Friday, August 03, 2007

Signs and Seals

There is a discussion going on over at www.dougwils.com about signs and seals. One fellow is saying that signs are like sign posts along the way that signify that a city is coming up and if you stay on this road you will soon be at the place you want to be. But he is careful to make sure we understand that the sign is not the thing signified. The sign is not the city. In this illustration this is obviously true.

The other fellow is saying that the sign is like a wedding ring. When you see the sign you know that the wearer is married. But in this case the sign is the thing that makes the thing signified the thing itself. A man is not married if he doesn’t have the wedding ring. This is particularly true when you add the idea of a seal to the mix.

In the first fellow’s case, the seal doesn’t seem to have any meaning apart from its proximity to the word sign. Throughout his whole discussion (you can find it here) he never discusses what a seal is.

A seal, however, is the thing that makes an event a fact. The seal makes an act official. For example, when a letter is written by a king it is not an official letter until he puts his seal to it. The king melts a bit of wax and drips it into a blob on his paper and then presses the official seal into the wax and thus the letter becomes official. In the same way, a wedding is official when the seal of the wedding is put on the finger. Thus the ring is both a sign and a seal of the wedding.

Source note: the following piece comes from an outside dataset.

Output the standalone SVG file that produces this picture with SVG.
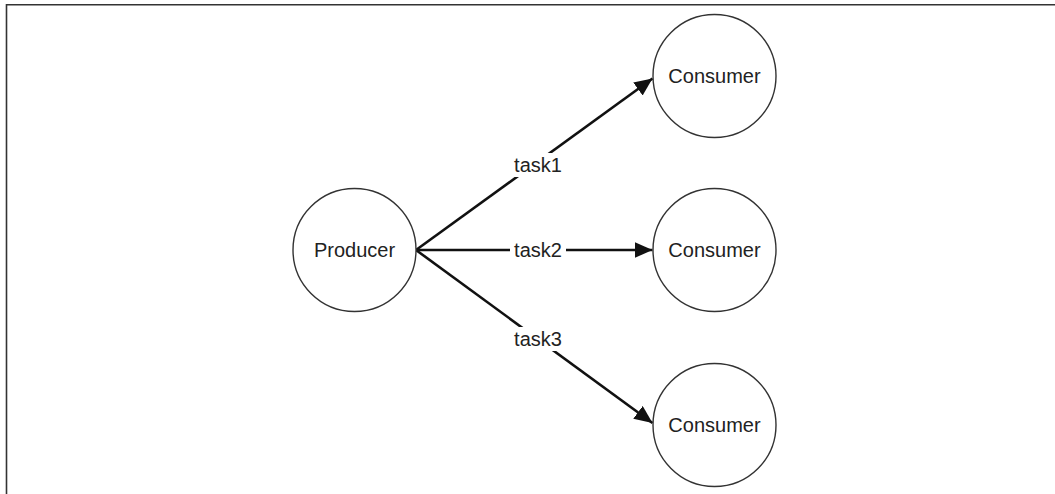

The Westminster Confession of faith (XXVIII, 1) says this about baptism “Baptism is a sacrament of the new testament, ordained by Jesus Christ, not only for the solemn admission of the party baptized into the visible church; but also, to be unto him a sign and seal of the covenant of grace, of his ingrafting into Christ, of regeneration, of remission of sins, and of his giving up unto God, through Jesus Christ, to walk in newness of life.” Notice that it uses the words sign and seal. It says that baptism is a sign and seal of the covenant of grace, of ingrafting into Christ, of regeneration, or remission of sins…. The question, then, is which way is the confession using the terms sign and seal?

I can see how a person might take the word sign in either of the ways stated above. A fellow could say that they Westminster folks meant that baptism is a sign pointing to the covenant of grace, ingrafting into Christ, regeneration, remissions of sins, etc. But in what other way could you take the seal part of the words? How can you take seal in any other way than to say that baptism seals you into the covenant of grace, etc.? When you are baptized you are officially in the church of Christ? The stamp is on you. You have been put into Christ.

The most natural way to take this is to say that baptism is like the official seal of the King going into the soft wax. It is a seal of our entrance into the covenant of grace, but it is also the sign of that entrance into the covenant of grace. A sign like the wedding ring, not like the sign post.